O plural dos substantivos compostos é matéria muito interessante, pois leva à reflexão sobre a formação da palavra, a relação que os elementos que a constituem estabelecem entre si e o contributo de cada um para o significado da palavra.
Assiste-se, hoje em dia, a uma prática de aceitação acrítica das ocorrências, havendo, inclusivamente, dicionários de renome que optaram por, em caso de alguma frequência de utilização pelos falantes comuns da língua, registar dois plurais para a mesma palavra.
Ora, não sendo esse o nosso entendimento – consideramos que quem nos consulta quer saber qual a perspectiva que consideramos dever ser seguida, e porquê –, defendo que o plural de decreto-lei é decretos-leis.
Esta é uma daquelas palavras que suscita dúvidas, pois é formada por dois substantivos (ou nomes).

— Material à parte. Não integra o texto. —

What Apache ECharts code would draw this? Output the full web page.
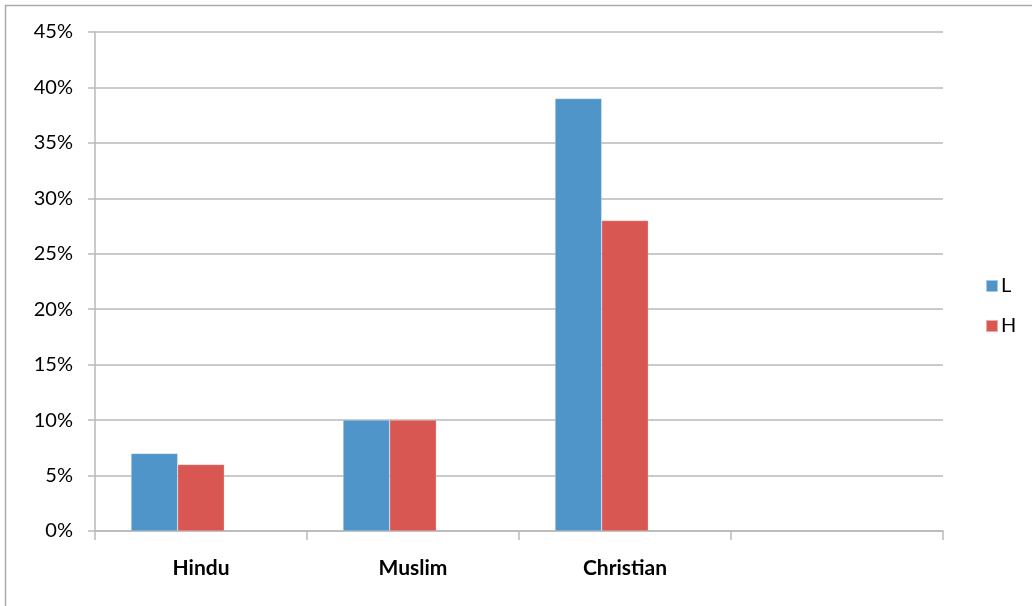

No caso de palavras compostas formadas por dois substantivos, há duas situações a referir.
1.ª Há palavras cujo primeiro substantivo se constitui como o núcleo, pois contém a essência do significado da palavra, exprimindo o segundo uma relação de fim, de semelhança ou de limitação da significação do primeiro. Nestes casos, apenas o primeiro substantivo leva a marca do plural.
Exemplos:
a) navio-escola (navio utilizado para se ensinar a arte da navegação)
navios-escola
b) bomba-relógio (bomba cujo detonador é accionado através de um dispositivo de relógio) )
bombas-relógio
c) governo-sombra (conjunto de dirigentes da oposição que seguem a actividade do governo, cada um documentando-se sobre uma determinada pasta)
governos-sombra
d) homem-rã (mergulhador; homem com um dispositivo nos pés que faz lembrar as patas das rãs) )
homens-rã
e) filho-família (filho de família rica, de estrato social elevado, que geralmente não tem uma profissão).
filhos-família
2.ª Há palavras cujos substantivos constituintes contribuem em pé de igualdade para a construção do significado da nova palavra, não assumindo nenhum deles protagonismo em relação ao outro.
Exemplos:
a) surdo-mudo — surdos-mudos (a pessoa tanto é surda como muda)
b) couve-flor — couves-flores (a planta tanto é uma couve como uma flor, pois é constituída por uma inflorescência — conjunto de flores —, e é mesmo a inflorescência branca que é apreciada na restauração, e não as folhas verdes que a envolvem)
c) decreto-lei — decretos-leis (o diploma tem simultaneamente as características de um decreto e de uma lei)
No caso da palavra decreto-lei, não se trata de um decreto que funciona como lei1, mas de um diploma específico, que, no essencial, é uma lei a seguir, dado o seu poder e abrangência, só que este diploma é emanado do Poder Executivo (Governo), e não da Assembleia da República, órgão do Poder Legislativo. Assim, os elementos lei e decreto contribuem com o mesmo peso para a construção do significado da palavra — a natureza essencial do diploma e a sua autoria e funcionalidade (os decretos-leis têm funcionalidade diferente das leis emanadas da Assembleia da República) —, pelo que flexionam ambos.
1Sobre a diferença entre uma lei e um decreto-lei, veja-se a resposta anterior sobre «O plural de decreto-lei, de novo».